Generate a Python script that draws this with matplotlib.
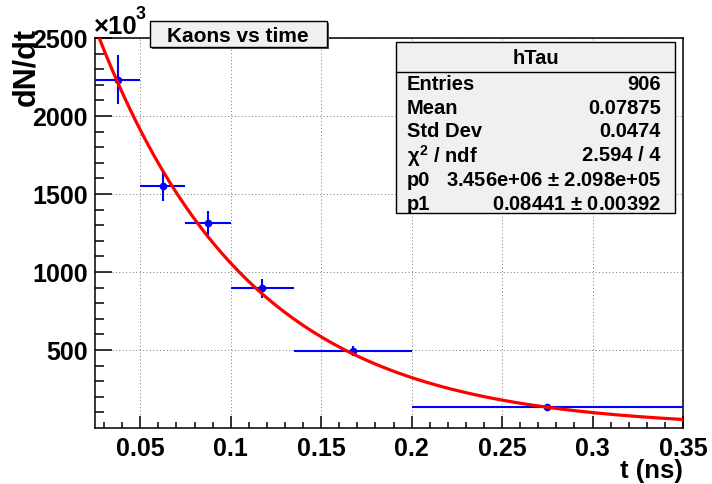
import matplotlib
matplotlib.use('Agg')
import matplotlib.pyplot as plt
from matplotlib.patches import Rectangle
from matplotlib.lines import Line2D
import numpy as np

plt.rcParams['font.family'] = ['Liberation Sans', 'DejaVu Sans']
plt.rcParams['font.weight'] = 'bold'
plt.rcParams['mathtext.fontset'] = 'custom'
plt.rcParams['mathtext.rm'] = 'Liberation Sans:bold'
plt.rcParams['mathtext.it'] = 'Liberation Sans:bold'

# bins (ns) and dN/dt in units of 10^3
t_lo = [0.025, 0.05, 0.075, 0.1, 0.135, 0.2]
t_hi = [0.05, 0.075, 0.1, 0.135, 0.2, 0.35]
rate = [2231, 1551, 1314, 897, 494, 135]
rate_err = [157, 93, 77, 61, 32, 10]

# fit p0*exp(-t/p1)
p0 = 3.456e+06
p1 = 0.08441

stats_labels = ['Entries', 'Mean', 'Std Dev', r'$\chi^2$ / ndf', 'p0', 'p1']
stats_values = ['906', '0.07875', '0.0474', '2.594 / 4',
                '3.456e+06 $\\pm$ 2.098e+05', '0.08441 $\\pm$ 0.00392']

W, H = 712, 485
fig = plt.figure(figsize=(W / 100, H / 100), dpi=100)
ax = fig.add_axes([95 / W, 1 - 429 / H, (683 - 95) / W, (429 - 39) / H])

lo = np.array(t_lo)
hi = np.array(t_hi)
tc = (lo + hi) / 2
ax.errorbar(tc, rate, xerr=(hi - lo) / 2, yerr=rate_err, fmt='o', color='#0000ff',
            ms=4.5, elinewidth=1.5, capsize=0, zorder=3)

tt = np.linspace(0.025, 0.35, 300)
ax.plot(tt, p0 * np.exp(-tt / p1) / 1e3, color='#ff0000', lw=2.3, zorder=4)

ax.set_xlim(0.025, 0.35)
ax.set_ylim(0, 2500)
ax.set_xticks([0.05, 0.1, 0.15, 0.2, 0.25, 0.3, 0.35])
ax.set_xticklabels(['0.05', '0.1', '0.15', '0.2', '0.25', '0.3', '0.35'])
ax.set_xticks(np.arange(0.03, 0.351, 0.01), minor=True)
ax.set_yticks([500, 1000, 1500, 2000, 2500])
ax.set_yticks(np.arange(100, 2500, 100), minor=True)
ax.grid(True, which='major', ls=(0, (1, 2.5)), color='#777777', lw=0.7)
ax.tick_params(axis='both', which='both', direction='in', top=False, right=False,
               labelsize=18, width=1.1)
ax.tick_params(axis='y', which='major', length=12.5, pad=5)
ax.tick_params(axis='y', which='minor', length=6.3)
ax.tick_params(axis='x', which='major', length=8.4, pad=6)
ax.tick_params(axis='x', which='minor', length=4.2)
for s in ax.spines.values():
    s.set_linewidth(1.1)

def px(x, y):
    return x / W, 1 - y / H

fig.text(*px(683, 471), 't (ns)', ha='right', va='center', fontsize=18.5)
fig.text(*px(26, 28), 'dN/dt', ha='center', va='top', rotation=90, fontsize=22)
fig.text(*px(94, 34), '×10', ha='left', va='baseline', fontsize=18.5)
fig.text(*px(136, 19), '3', ha='left', va='baseline', fontsize=13)

# title box
fig.patches.append(Rectangle(px(152, 50), 177 / W, 26 / H, transform=fig.transFigure,
                             facecolor='#555555', edgecolor='none', zorder=5))
fig.patches.append(Rectangle(px(150, 48), 177 / W, 26 / H, transform=fig.transFigure,
                             facecolor='#f0f0f0', edgecolor='black', lw=1, zorder=6))
fig.text(*px(238, 36), 'Kaons vs time', ha='center', va='center', fontsize=15, zorder=7)

# stats box
fig.patches.append(Rectangle(px(396, 214), 279 / W, 171 / H, transform=fig.transFigure,
                             facecolor='#f0f0f0', edgecolor='black', lw=1, zorder=5))
fig.lines.append(Line2D([396 / W, 675 / W], [1 - 73 / H] * 2, transform=fig.transFigure,
                        color='black', lw=1, zorder=6))
fig.text(*px(536, 59), 'hTau', ha='center', va='center', fontsize=14.5, zorder=7)
for i, (lab, val) in enumerate(zip(stats_labels, stats_values)):
    y = 84 + i * 24
    fig.text(*px(407, y), lab, ha='left', va='center', fontsize=14.5, zorder=7)
    fig.text(*px(661, y), val, ha='right', va='center', fontsize=14.5, zorder=7)

fig.savefig('out.png', dpi=100, facecolor='white')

------------------------------------------------

**SET EXERCISE:** Repeat the material verbatim. Do not carry over any picture.

**COMPLETED EXERCISE:**
Generate a Python script that draws this with matplotlib.
import matplotlib
matplotlib.use('Agg')
import matplotlib.pyplot as plt
from matplotlib.patches import Rectangle
from matplotlib.lines import Line2D
import numpy as np

plt.rcParams['font.family'] = ['Liberation Sans', 'DejaVu Sans']
plt.rcParams['font.weight'] = 'bold'
plt.rcParams['mathtext.fontset'] = 'custom'
plt.rcParams['mathtext.rm'] = 'Liberation Sans:bold'
plt.rcParams['mathtext.it'] = 'Liberation Sans:bold'

# bins (ns) and dN/dt in units of 10^3
t_lo = [0.025, 0.05, 0.075, 0.1, 0.135, 0.2]
t_hi = [0.05, 0.075, 0.1, 0.135, 0.2, 0.35]
rate = [2231, 1551, 1314, 897, 494, 135]
rate_err = [157, 93, 77, 61, 32, 10]

# fit p0*exp(-t/p1)
p0 = 3.456e+06
p1 = 0.08441

stats_labels = ['Entries', 'Mean', 'Std Dev', r'$\chi^2$ / ndf', 'p0', 'p1']
stats_values = ['906', '0.07875', '0.0474', '2.594 / 4',
                '3.456e+06 $\\pm$ 2.098e+05', '0.08441 $\\pm$ 0.00392']

W, H = 712, 485
fig = plt.figure(figsize=(W / 100, H / 100), dpi=100)
ax = fig.add_axes([95 / W, 1 - 429 / H, (683 - 95) / W, (429 - 39) / H])

lo = np.array(t_lo)
hi = np.array(t_hi)
tc = (lo + hi) / 2
ax.errorbar(tc, rate, xerr=(hi - lo) / 2, yerr=rate_err, fmt='o', color='#0000ff',
            ms=4.5, elinewidth=1.5, capsize=0, zorder=3)

tt = np.linspace(0.025, 0.35, 300)
ax.plot(tt, p0 * np.exp(-tt / p1) / 1e3, color='#ff0000', lw=2.3, zorder=4)

ax.set_xlim(0.025, 0.35)
ax.set_ylim(0, 2500)
ax.set_xticks([0.05, 0.1, 0.15, 0.2, 0.25, 0.3, 0.35])
ax.set_xticklabels(['0.05', '0.1', '0.15', '0.2', '0.25', '0.3', '0.35'])
ax.set_xticks(np.arange(0.03, 0.351, 0.01), minor=True)
ax.set_yticks([500, 1000, 1500, 2000, 2500])
ax.set_yticks(np.arange(100, 2500, 100), minor=True)
ax.grid(True, which='major', ls=(0, (1, 2.5)), color='#777777', lw=0.7)
ax.tick_params(axis='both', which='both', direction='in', top=False, right=False,
               labelsize=18, width=1.1)
ax.tick_params(axis='y', which='major', length=12.5, pad=5)
ax.tick_params(axis='y', which='minor', length=6.3)
ax.tick_params(axis='x', which='major', length=8.4, pad=6)
ax.tick_params(axis='x', which='minor', length=4.2)
for s in ax.spines.values():
    s.set_linewidth(1.1)

def px(x, y):
    return x / W, 1 - y / H

fig.text(*px(683, 471), 't (ns)', ha='right', va='center', fontsize=18.5)
fig.text(*px(26, 28), 'dN/dt', ha='center', va='top', rotation=90, fontsize=22)
fig.text(*px(94, 34), '×10', ha='left', va='baseline', fontsize=18.5)
fig.text(*px(136, 19), '3', ha='left', va='baseline', fontsize=13)

# title box
fig.patches.append(Rectangle(px(152, 50), 177 / W, 26 / H, transform=fig.transFigure,
                             facecolor='#555555', edgecolor='none', zorder=5))
fig.patches.append(Rectangle(px(150, 48), 177 / W, 26 / H, transform=fig.transFigure,
                             facecolor='#f0f0f0', edgecolor='black', lw=1, zorder=6))
fig.text(*px(238, 36), 'Kaons vs time', ha='center', va='center', fontsize=15, zorder=7)

# stats box
fig.patches.append(Rectangle(px(396, 214), 279 / W, 171 / H, transform=fig.transFigure,
                             facecolor='#f0f0f0', edgecolor='black', lw=1, zorder=5))
fig.lines.append(Line2D([396 / W, 675 / W], [1 - 73 / H] * 2, transform=fig.transFigure,
                        color='black', lw=1, zorder=6))
fig.text(*px(536, 59), 'hTau', ha='center', va='center', fontsize=14.5, zorder=7)
for i, (lab, val) in enumerate(zip(stats_labels, stats_values)):
    y = 84 + i * 24
    fig.text(*px(407, y), lab, ha='left', va='center', fontsize=14.5, zorder=7)
    fig.text(*px(661, y), val, ha='right', va='center', fontsize=14.5, zorder=7)

fig.savefig('out.png', dpi=100, facecolor='white')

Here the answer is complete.